How are mosquitoes able to detect our presence? Leslie Vosshall, neuroscientist and head of laboratory at Rockefeller University’s Howard Hughes Medical Institute, will give an in-depth presentation on the origins and complexities of smell and its impact on behavior. Her talk will cover a range of topics from the physiology of our sense of smell to the history of perfume making, and will answer the age-old question, “why do mosquitos bite some people and not others?”

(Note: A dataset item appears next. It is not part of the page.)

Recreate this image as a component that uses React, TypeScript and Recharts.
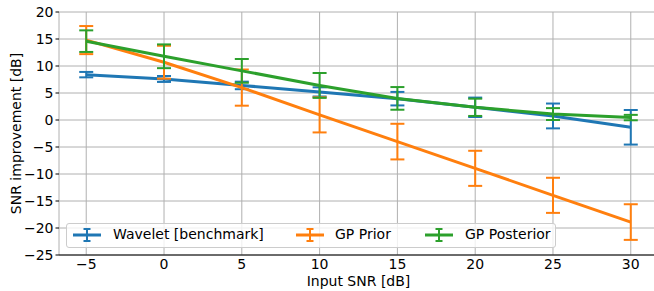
import React from 'react';
import { LineChart, Line, XAxis, YAxis, CartesianGrid, ErrorBar, Legend, Customized } from 'recharts';

const snr = [-5, 0, 5, 10, 15, 20, 25, 30];
const waveletMean = [8.4, 7.6, 6.4, 5.2, 3.95, 2.35, 0.75, -1.35];
const waveletErr = [0.5, 0.55, 0.7, 0.85, 1.25, 1.8, 2.3, 3.2];
const priorMean = [14.8, 10.7, 6.0, 0.95, -4.0, -8.95, -13.95, -18.9];
const priorErr = [2.6, 3.05, 3.35, 3.25, 3.3, 3.25, 3.25, 3.3];
const posteriorMean = [14.6, 11.8, 9.1, 6.4, 4.0, 2.35, 1.1, 0.45];
const posteriorErr = [2.0, 2.2, 2.2, 2.3, 2.1, 1.6, 1.1, 0.5];

const xTicks = [-5, 0, 5, 10, 15, 20, 25, 30];
const yTicks = [-25, -20, -15, -10, -5, 0, 5, 10, 15, 20];

const seriesNames = ['Wavelet [benchmark]', 'GP Prior', 'GP Posterior'];
const colors = ['#1f77b4', '#ff7f0e', '#2ca02c'];

const data = snr.map((x, i) => ({
  x,
  w: waveletMean[i],
  we: waveletErr[i],
  p: priorMean[i],
  pe: priorErr[i],
  g: posteriorMean[i],
  ge: posteriorErr[i],
}));

const FONT = 'DejaVu Sans';
const fmt = (v: number) => (v < 0 ? '\u2212' + Math.abs(v) : String(v));

const ErrIcon = ({ color }: { color: string }) => (
  <svg width={30} height={16} style={{ display: 'block' }}>
    <line x1={1} y1={8} x2={29} y2={8} stroke={color} strokeWidth={3} />
    <line x1={15} y1={2} x2={15} y2={14} stroke={color} strokeWidth={2} />
    <line x1={11.5} y1={2} x2={18.5} y2={2} stroke={color} strokeWidth={2} />
    <line x1={11.5} y1={14} x2={18.5} y2={14} stroke={color} strokeWidth={2} />
  </svg>
);

const LegendBox = () => {
  const iconLefts = [5, 228, 357];
  const textLefts = [46, 268, 398];
  return (
    <div
      style={{
        position: 'relative',
        width: 490,
        height: 25,
        boxSizing: 'border-box',
        border: '1px solid #cccccc',
        borderRadius: 3,
        background: 'rgba(255,255,255,0.8)',
        fontFamily: FONT,
        fontSize: 14,
        color: '#000',
      }}
    >
      {seriesNames.map((n, i) => (
        <React.Fragment key={n}>
          <div style={{ position: 'absolute', left: iconLefts[i], top: 3 }}>
            <ErrIcon color={colors[i]} />
          </div>
          <div style={{ position: 'absolute', left: textLefts[i], top: 2, lineHeight: '17px', whiteSpace: 'nowrap' }}>{n}</div>
        </React.Fragment>
      ))}
    </div>
  );
};

const Labels = (props: any) => {
  const off = props.offset || { left: 59, top: 12, width: 599, height: 243 };
  const cx = off.left + off.width / 2;
  const cy = off.top + off.height / 2;
  return (
    <g fontFamily={FONT} fontSize={14} fill="#000">
      <text x={cx} y={285.5} textAnchor="middle">Input SNR [dB]</text>
      <text x={20.5} y={cy} textAnchor="middle" transform={`rotate(-90, 20.5, ${cy})`}>SNR improvement [dB]</text>
    </g>
  );
};

export default function App() {
  return (
    <div style={{ position: 'absolute', left: 0, top: 0, width: 654, height: 291, overflow: 'hidden', background: '#fff' }}>
      <LineChart width={660} height={291} data={data} margin={{ top: 12, right: 2, bottom: 6, left: 0 }}>
        <CartesianGrid stroke="#b0b0b0" strokeWidth={1} />
        <XAxis
          dataKey="x"
          type="number"
          domain={[-6.75, 31.75]}
          ticks={xTicks}
          tickFormatter={fmt}
          tickLine={false}
          tickSize={0}
          tickMargin={4}
          height={30}
          axisLine={{ stroke: '#000', strokeWidth: 1 }}
          tick={{ fill: '#000', fontSize: 14, fontFamily: FONT }}
          allowDataOverflow
        />
        <YAxis
          type="number"
          domain={[-25, 20]}
          ticks={yTicks}
          tickFormatter={fmt}
          width={59}
          axisLine={false}
          tickSize={3.5}
          tickMargin={2}
          tickLine={{ stroke: '#000', strokeWidth: 1 }}
          tick={{ fill: '#000', fontSize: 14, fontFamily: FONT }}
          allowDataOverflow
        />
        <Line dataKey="w" stroke={colors[0]} strokeWidth={3} dot={false} isAnimationActive={false}>
          <ErrorBar dataKey="we" stroke={colors[0]} strokeWidth={2} width={7} direction="y" isAnimationActive={false} />
        </Line>
        <Line dataKey="p" stroke={colors[1]} strokeWidth={3} dot={false} isAnimationActive={false}>
          <ErrorBar dataKey="pe" stroke={colors[1]} strokeWidth={2} width={7} direction="y" isAnimationActive={false} />
        </Line>
        <Line dataKey="g" stroke={colors[2]} strokeWidth={3} dot={false} isAnimationActive={false}>
          <ErrorBar dataKey="ge" stroke={colors[2]} strokeWidth={2} width={7} direction="y" isAnimationActive={false} />
        </Line>
        <Legend
          layout="horizontal"
          verticalAlign="middle"
          align="center"
          content={() => <LegendBox />}
          wrapperStyle={{ position: 'absolute', left: 66, top: 223, width: 490, height: 25 }}
        />
        <Customized component={Labels} />
      </LineChart>
    </div>
  );
}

Curator: Emily Berçir Zimmerman
Leslie B. Vosshall is the Robin Chemers Neustein Professor and head of Rockefeller University’s Laboratory of Neurogenetics and Behavior. The long-term goal of her laboratory is to understand how behaviors emerge from the integration of sensory input with internal physiological states. The Vosshall lab has used the fruit fly to elucidate the basic mechanisms of smell in insects, as well as to study how fly brain circuitry processes odor information. Related work in humans has used olfactory psychophysics in combination with genetic analysis to identify the first case of a genetic polymorphism correlating with a specific change in odor perception. Vosshall has recently expanded the focus of the group into mosquito biology in an effort to study what sensory cues guide human host-seeking behavior and what internal signals modulate blood feeding. The Vosshall lab has been studying the mechanisms of action of insect repellents and has used a target-based approach to develop new candidate insect repellents that have the potential to provide solutions to the public health problems caused by mosquitoes.

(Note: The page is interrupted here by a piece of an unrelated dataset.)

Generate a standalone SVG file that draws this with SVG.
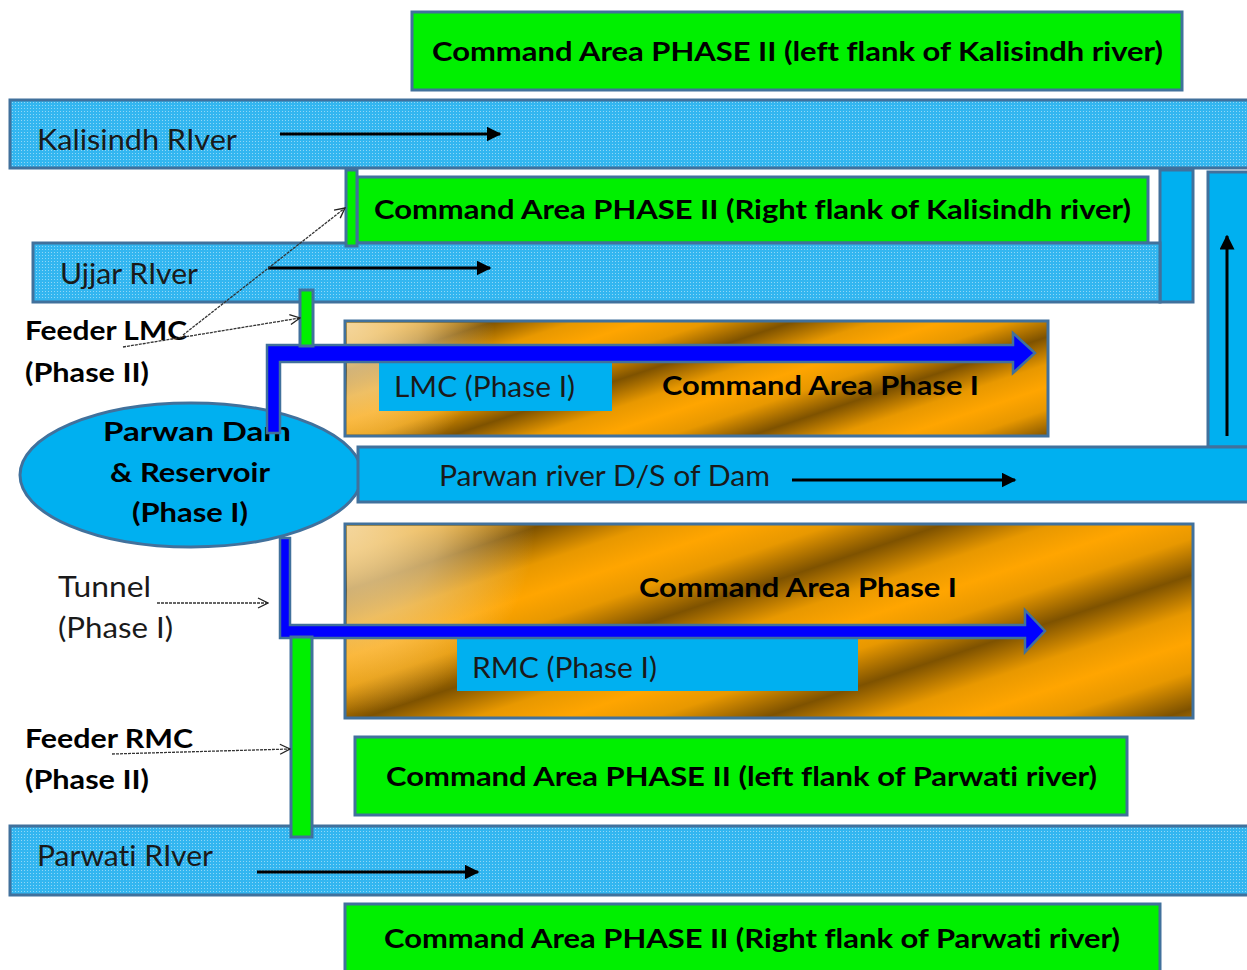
<svg xmlns="http://www.w3.org/2000/svg" width="1247" height="970" viewBox="0 0 1247 970">
<defs>
<pattern id="dots" width="3" height="3" patternUnits="userSpaceOnUse">
<rect x="0" y="0" width="1" height="1" fill="#FFFFFF" fill-opacity="0.45"/>
</pattern>
<linearGradient id="gold1" gradientUnits="userSpaceOnUse" x1="345" y1="321" x2="360" y2="366" spreadMethod="reflect">
<stop offset="0" stop-color="#FFA500"/>
<stop offset="0.45" stop-color="#E89800"/>
<stop offset="1" stop-color="#7E5200"/>
</linearGradient>
<linearGradient id="gold2" gradientUnits="userSpaceOnUse" x1="345" y1="524" x2="365" y2="584" spreadMethod="reflect">
<stop offset="0" stop-color="#FFA500"/>
<stop offset="0.45" stop-color="#E89800"/>
<stop offset="1" stop-color="#7E5200"/>
</linearGradient>
<radialGradient id="pale1" gradientUnits="userSpaceOnUse" cx="345" cy="321" r="150">
<stop offset="0" stop-color="#F3D9A6" stop-opacity="0.95"/>
<stop offset="0.5" stop-color="#F3D9A6" stop-opacity="0.6"/>
<stop offset="1" stop-color="#F3D9A6" stop-opacity="0"/>
</radialGradient>
<radialGradient id="pale2" gradientUnits="userSpaceOnUse" cx="345" cy="524" r="190">
<stop offset="0" stop-color="#F3D9A6" stop-opacity="0.95"/>
<stop offset="0.5" stop-color="#F3D9A6" stop-opacity="0.6"/>
<stop offset="1" stop-color="#F3D9A6" stop-opacity="0"/>
</radialGradient>
<marker id="ah" viewBox="0 0 10 10" refX="9" refY="5" markerWidth="5" markerHeight="5" orient="auto" markerUnits="strokeWidth">
<path d="M0,0 L10,5 L0,10 Z" fill="#000"/>
</marker>
<marker id="open" viewBox="0 0 12 12" refX="11" refY="6" markerWidth="12" markerHeight="12" orient="auto" markerUnits="userSpaceOnUse">
<path d="M1,1 L11,6 L1,11" fill="none" stroke="#222" stroke-width="1.3"/>
</marker>
<style>
.bx{stroke:#41719C;stroke-width:3}
.green{fill:#00F000}
.river{fill:#33B6F0}
.tex{fill:url(#dots)}
.solid{fill:#00B0F0}
.canal{fill:#0000FF;stroke:#41719C;stroke-width:2.5}
.t{font-family:Lato,"Liberation Sans",sans-serif;fill:#000;font-variant-ligatures:none}
.b{font-weight:bold}
.big{font-size:27px}
.reg{font-size:28px;fill:#1a1a1a}
.flow{stroke:#000;stroke-width:3;fill:none;marker-end:url(#ah)}
.lbl{stroke:#333;stroke-width:1.3;fill:none;stroke-dasharray:3 1;marker-end:url(#open)}
</style>
</defs>
<rect width="1247" height="970" fill="#fff"/>

<g id="ca-left-kalisindh">
<rect class="bx green" x="412" y="12" width="770" height="78"/>
<text class="t b big" x="432" y="61" textLength="731" lengthAdjust="spacingAndGlyphs">Command Area PHASE II (left flank of Kalisindh river)</text>
</g>

<g id="kalisindh-river">
<rect class="bx river" x="10" y="100" width="1250" height="68"/>
<rect class="tex" x="12" y="102" width="1246" height="64"/>
<text class="t reg" x="37" y="150" textLength="200" lengthAdjust="spacingAndGlyphs">Kalisindh RIver</text>
</g>

<g id="kalisindh-link">
<rect class="bx solid" x="1160" y="170" width="33" height="132"/>
</g>

<g id="right-river">
<rect class="bx solid" x="1208" y="172" width="45" height="275"/>
</g>

<g id="ca-right-kalisindh">
<rect class="bx green" x="357" y="177" width="791" height="66"/>
<text class="t b big" x="374" y="219" textLength="757" lengthAdjust="spacingAndGlyphs">Command Area PHASE II (Right flank of Kalisindh river)</text>
</g>

<g id="ujjar-river">
<rect class="bx river" x="33" y="243" width="1127" height="59"/>
<rect class="tex" x="35" y="245" width="1123" height="55"/>
<text class="t reg" x="60" y="284" textLength="138" lengthAdjust="spacingAndGlyphs">Ujjar RIver</text>
</g>

<g id="feeder-lmc-kalisindh-bar">
<rect class="bx green" x="346" y="170" width="11" height="76"/>
</g>

<g id="ca-phase1-lmc">
<rect class="bx" x="345" y="321" width="703" height="115" fill="url(#gold1)"/>
<rect x="347" y="323" width="200" height="111" fill="url(#pale1)"/>
<text class="t b big" x="662" y="395" textLength="317" lengthAdjust="spacingAndGlyphs">Command Area Phase I</text>
</g>

<g id="lmc-label">
<rect class="solid" x="379" y="358" width="233" height="53"/>
<text class="t reg" x="394" y="397" textLength="181" lengthAdjust="spacingAndGlyphs">LMC (Phase I)</text>
</g>

<g id="ca-phase1-rmc">
<rect class="bx" x="345" y="524" width="848" height="194" fill="url(#gold2)"/>
<rect x="347" y="526" width="240" height="190" fill="url(#pale2)"/>
<text class="t b big" x="639" y="597" textLength="318" lengthAdjust="spacingAndGlyphs">Command Area Phase I</text>
</g>

<g id="rmc-label">
<rect class="solid" x="457" y="637" width="401" height="54"/>
<text class="t reg" x="472" y="678" textLength="185" lengthAdjust="spacingAndGlyphs">RMC (Phase I)</text>
</g>

<g id="parwan-dam">
<ellipse class="bx solid" cx="191" cy="475" rx="171" ry="72"/>
<text class="t b big" x="103" y="441" textLength="188" lengthAdjust="spacingAndGlyphs">Parwan Dam</text>
<text class="t b big" x="110" y="482" textLength="160" lengthAdjust="spacingAndGlyphs">&amp; Reservoir</text>
<text class="t b big" x="132" y="522" textLength="116" lengthAdjust="spacingAndGlyphs">(Phase I)</text>
</g>

<g id="parwan-river">
<rect class="bx solid" x="358" y="447" width="895" height="55"/>
<text class="t reg" x="439" y="486" textLength="331" lengthAdjust="spacingAndGlyphs">Parwan river D/S of Dam</text>
</g>

<g id="lmc-canal">
<path class="canal" d="M267,433 L267,345 L1013,345 L1013,333 L1035,353 L1013,373 L1013,362 L280,362 L280,433 Z"/>
</g>

<g id="feeder-lmc">
<rect class="bx green" x="300" y="290" width="13" height="56"/>
</g>

<g id="rmc-canal">
<path class="canal" d="M280,538 L290,538 L290,625 L1025,625 L1025,610 L1045,631 L1025,652 L1025,638 L280,638 Z"/>
</g>

<g id="ca-left-parwati">
<rect class="bx green" x="355" y="737" width="772" height="78"/>
<text class="t b big" x="386" y="786" textLength="711" lengthAdjust="spacingAndGlyphs">Command Area PHASE II (left flank of Parwati river)</text>
</g>

<g id="parwati-river">
<rect class="bx river" x="10" y="826" width="1250" height="69"/>
<rect class="tex" x="12" y="828" width="1246" height="65"/>
<text class="t reg" x="37" y="866" textLength="176" lengthAdjust="spacingAndGlyphs">Parwati RIver</text>
</g>

<g id="feeder-rmc">
<rect class="bx green" x="291" y="637" width="21" height="200"/>
</g>

<g id="ca-right-parwati">
<rect class="bx green" x="345" y="904" width="815" height="75"/>
<text class="t b big" x="384" y="948" textLength="736" lengthAdjust="spacingAndGlyphs">Command Area PHASE II (Right flank of Parwati river)</text>
</g>

<g id="labels">
<text class="t b big" x="25" y="340" textLength="162" lengthAdjust="spacingAndGlyphs">Feeder LMC</text>
<text class="t b big" x="25" y="382" textLength="124" lengthAdjust="spacingAndGlyphs">(Phase II)</text>
<text class="t reg" x="58" y="597" textLength="93" lengthAdjust="spacingAndGlyphs">Tunnel</text>
<text class="t reg" x="58" y="638" textLength="115" lengthAdjust="spacingAndGlyphs">(Phase I)</text>
<text class="t b big" x="25" y="748" textLength="168" lengthAdjust="spacingAndGlyphs">Feeder RMC</text>
<text class="t b big" x="25" y="789" textLength="124" lengthAdjust="spacingAndGlyphs">(Phase II)</text>
</g>

<g id="connectors">
<line class="flow" x1="280" y1="134" x2="500" y2="134"/>
<line class="flow" x1="268" y1="268" x2="490" y2="268"/>
<line class="flow" x1="792" y1="480" x2="1015" y2="480"/>
<line class="flow" x1="257" y1="872" x2="478" y2="872"/>
<line class="flow" x1="1227" y1="436" x2="1227" y2="236"/>
<line class="lbl" x1="123" y1="347" x2="300" y2="318"/>
<line class="lbl" x1="183" y1="335" x2="345" y2="208"/>
<line class="lbl" x1="157" y1="603" x2="268" y2="603"/>
<line class="lbl" x1="112" y1="754" x2="290" y2="749"/>
</g>
</svg>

Vosshall received an AB in biochemistry from Columbia University and a PhD from Rockefeller University. She joined the Rockefeller faculty in 2000. She was named an investigator of the Howard Hughes Medical Institute in 2008 and has received several awards, including the Presidential Early Career Award for Scientists and Engineers, Duke University’s Lawrence C. Katz Prize, DART/NYU Biotechnology Award, and Gill Young Investigator Award, among others.